Faire l’objet d’une série d’articles sur un site internet, suisse, multimédia, c’est différent de ce qu’il a déjà fait. Peut-être y voit-il aussi une manière de poursuivre la conversation des séminaires autrement. De transmettre, puisque c’est dans ses préoccupations du moment. De se faire plus connaître encore. Ca l’intrigue, confie-t-il au dessus d’un plat de pâtes aux palourdes, son préféré du restaurant dont il est un habitué. Il n’a pas son rond de serviette sur les plateaux radio ni télé, pas comme un Boris Cyrulnik -l’un de ses amis-, un Marcel Rufo ou une Marie-France Hirigoyen, dont les concepts sont pour ainsi dire copyrightés.

Il a pourtant créé lui aussi des concepts, et de nombreux, en plus de cinquante ans de travail. «Enfants cerise», «cercle d’appartenance», «sentiment d’exister», «mythe familial», «rituel de couple», etc. Et on ne peut pas lui reprocher de ne pas avoir la tête de l’emploi dans ses costumes sombres, avec son air compréhensif et rassurant, agitant ses longues mains quand il parle, plissant les yeux en penchant légèrement la tête sur le côté pour vous écouter derrière ses lunettes cerclées de noir, ses lèvres fines fermées dans un demi sourire quasi permanent, toujours prêt à raconter une bonne histoire de patients aux allures de parabole. Un conteur au coin du feu. Un psy tranquille.

Capable d’envoyer, toujours en souriant, des punchlines radicales qui se digèrent lentement. «Vous savez, la question n’est pas tellement de savoir pourquoi on se suicide, mais pourquoi on ne se suicide pas plus. Vu ce qui nous attend…» peut-il asséner. Ou: «Aujourd’hui, on a presque trop de liberté et cette liberté, quelquefois, s’appelle solitude.» Voire: «La liberté de l’être humain, c’est de pouvoir choisir ses aliénations.» Et de taper sur les médicaments -«les antidépresseurs, ces régulateurs sociaux»-, la psychiatrie – «quand vous mettez une étiquette sur quelqu’un, il n’a plus qu’une chose à faire, c’est de se taire»-, ou les psychanalystes, «qui ont confondu autonomie et solitude» à force d’encourager leurs patients à couper avec tout le monde.
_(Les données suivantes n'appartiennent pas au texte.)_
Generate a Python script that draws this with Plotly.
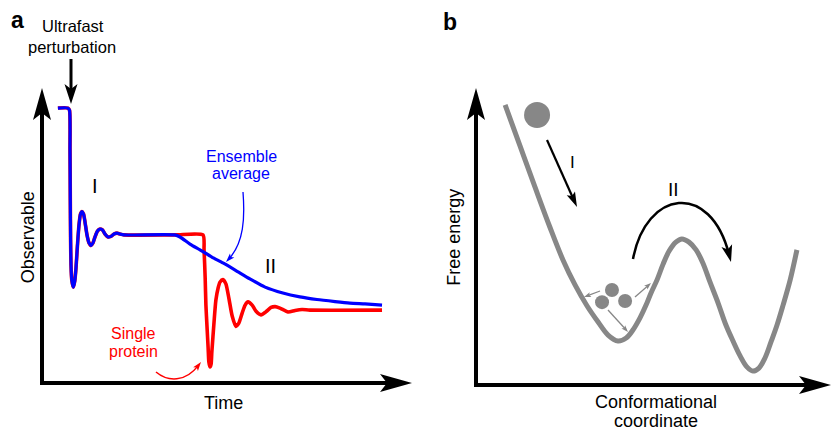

Divorcer, démissionner, devenir berger. Je regarde Neuburger qui commande une autre bière avant le dessert.

Il faut dire aussi qu’il a un sens de l’organisation bien à lui, qui lui fait perdre ses carnets d’adresses quand ce n’est pas oublier ses rendez-vous, et un esprit de contradiction étonnamment développé, qui peut lui faire dire le contraire de ce qu’il a déjà dit si, par malheur, vous essayez de le lui faire répéter. Dès qu’il sent le cadre, l’étiquette, l’enfermement approcher, il s’échappe, il rebondit, il s’éloigne.

Imprévisible. Incadrable. Inclassable aussi. Il «[suit] sa voie, peut-être n’est-elle pas unique», répond-il quand je lui demande par dessus son tiramisu s’il se réfère à certaines écoles de pensée. Il s’étonne de la question, assure ne jamais y avoir pensé. Non, il se nourrit de tout: de sociologie, de l’observation de ses patients, de la lecture des journaux, des magazines féminins, de psychanalyse, d’anthropologie, d’ethnopsychiatrie, ou encore de philosophie. Il a surtout un pêché mignon, confie-t-il en prenant un sourire gourmand: les épistémologues. «Ces gens qui s’intéressent à la manière dont est structurée la pensée. Des gens comme Piaget, Pasteur, ou Freud. Plutôt des pragmatiques de la pensée.» Des amateurs de logiques. Des acrobates nés. J’aurais dû me méfier.

Robert Neuburger est psychiatre, psychanalyste, thérapeute de couple et de famille. Il est un des fondateurs du mouvement systémique en France, Professeur honoraire de psychologie clinique (ULB), il a écrit de nombreux ouvrages traduits en plusieurs langues dont le japonais et, récemment, en chinois.